Now that you've created the new variable, discuss your results and present your output.
I have put a new dataset up:SOLGEN.SAV. The dataset contains data on each case in which the Solicitor General filed an amicus curiae brief on behalf of the petitioner or respondent in all Supreme Court cases between the 1953 and 1981 terms of the Court. The variables in the dataset are the citation of each case, the side (petitioner or respondent) supported by the Solicitor General (SGSIDE), whether the Solicitor General won or lost (SGWIN), and the number of justices on the Supreme Court appointed by the incumbent president’s party (SUPPORT).
1. Run a logistic regression predicting whether the solicitor general won or lost each case (sgwin), using the side supported by the solicitor general (sgside) and the number of justices on the Supreme Court appointed by the incumbent president’s party (support) as independent variables.
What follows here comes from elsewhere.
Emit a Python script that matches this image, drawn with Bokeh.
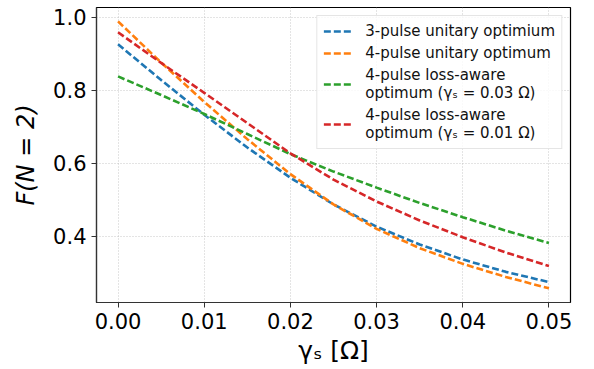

2. Do you expect the SG to be more likely to win when he supports the petitioner, or when he supports the respondent? Explain. (Hint: see chapter 5 of Segal and Spaeth)
3. Do you expect the SG to be more likely to win when when there are more justices from the incumbent president’s party, or when there are fewer? Explain. (Hint: see chapter 8 of Segal and Spaeth.)
4. Discuss your results.
The Spaeth database has two variables needed for this homework assignment: MOW (majority opinion writer) and MOA (majority opinion assigner).
1. Select cases from the 1975 through 1980 terms (e.g., term ge 1975 and term le 1980).
2. Run a frequencies on MOA. Discuss your results (and don’t just give the numbers. Explain why we get the results we observe.)
3. Run a crosstabs using MOW and MOA.
a. Which is the independent and which is the dependent variable? Explain.
b. Discuss your results. Do the results suggest an attitudinal assignment pattern by Burger? By Brennan? Explain. (Hint: to answer this question you need to know how close the justices are ideologically to one another. One general source of that information the ideology scores in the nominee dataset. Another source is the voting scores in the same data.